The LSC remained divided as they discussed any potential resolutions or letters regarding reopening. Chairperson Emily Haite expressed her concern over the logistics of CPS’ plan for Lane, citing unreliable WiFi, a small lunchroom and getting students in the building, among other concerns.

“I just cannot wrap my head logistically around how some of these things are going to work with the amount of students and teachers we have and the lack of support staff that we have,” Haite said.

“I don’t trust CPS. I don’t believe that they have given guidelines that can be met for our school,” Haite continued.

The LSC took an informal vote on whether writing a letter, resolution or doing nothing was the best way to proceed. Six members voted for a letter, seven voted for a resolution, and no one voted to do nothing. Some members voted for multiple options, and Tennison abstained.

The LSC then voted unanimously, with Tennison abstaining, to approve the resolution given the aforementioned changes. Final approval will happen via email.

The meeting concluded with a conversation regarding the community feedback survey. See more on that below. The LSC will meet next on April 15.




In the principal report, Tennison outlined how Lane’s reopening process will look with 45% of Lane students opting in as of Thursday, March 18, as CPS moves forward in the reopening process. 

Safety procedures will include mandatory mask-wearing, as well as temperature checks and health screeners for students entering the building, according to Tennison.

Tennison said that Lane hopes to check in five people per minute, getting everyone into the building in about an hour. However, Tennison acknowledged that logistical and technical difficulties could lengthen the process. 

Principal Tennison also revealed that students who opt-in for in-person learning will be expected to bring computers with them, as assignments will still be online so as to accommodate students who choose to stay remote.

Lastly, Tennison addressed concerns about senior prom and graduation. 

Tennison said that he does not anticipate any kind of indoor prom, as expensive events such as prom must be approved by the Board of Education and planned one year in advance.

As for graduation, Tennison said that the administration is planning a drive-through graduation ceremony, as other options such as an indoor or stadium ceremony are not plausible with COVID-19 safety guidelines.



Teacher Representative Daniel Law gave a brief report on the Professional Personnel Leadership Committee (PPLC). Law said they are working towards a final vision statement for grading guidelines. They have been working with a “grading for equity” book.



A report on Lane’s Symbol Renaming Committee, given by Chairperson Haite, revealed that they aim to send a survey to the Lane community asking for symbol ideas by spring break. The committee plans to announce Lane’s new symbol by graduation.



Friends of Lane (FOL) representative Kristene Richardson recapped their Lane-a-palooza event, which raised just over $8,000. Richardson also went over FOL’s future events, including an online gala pending approval and a “Guide to the Common Application” event.



The LSC unanimously approved two checks: $35,537.17 for the “managed print program” and $50,526 for 34 MacBook Pros for another computer science room.

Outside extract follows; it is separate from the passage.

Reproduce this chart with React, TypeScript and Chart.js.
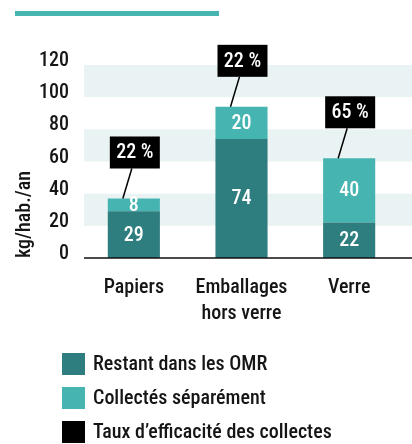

The LSC unanimously approved a motion for Lane to continue being a cell tower host for three carriers: Sprint, T-Mobile and Verizon. Lane will receive around $27,000 in revenue per year from the cell tower, less than in past years.



The LSC is in the process of creating the annual principal evaluation survey for the Lane community. 

Teacher Representative Katharine Gomez, who was absent from the meeting, asked Chairperson Haite to inform the LSC of her request to not send the survey due to concerns that respondents will unfairly project their frustrations with remote learning onto Principal Tennison.

Representative Law agreed with Gomez. Representative O’Keefe, Parent Representative Benjamin Wong and Community Representative Ana Scales expressed their support for sending a survey, saying that the results don’t necessarily have to determine the content of the LSC’s evaluation.

The LSC agreed they will still send out the survey.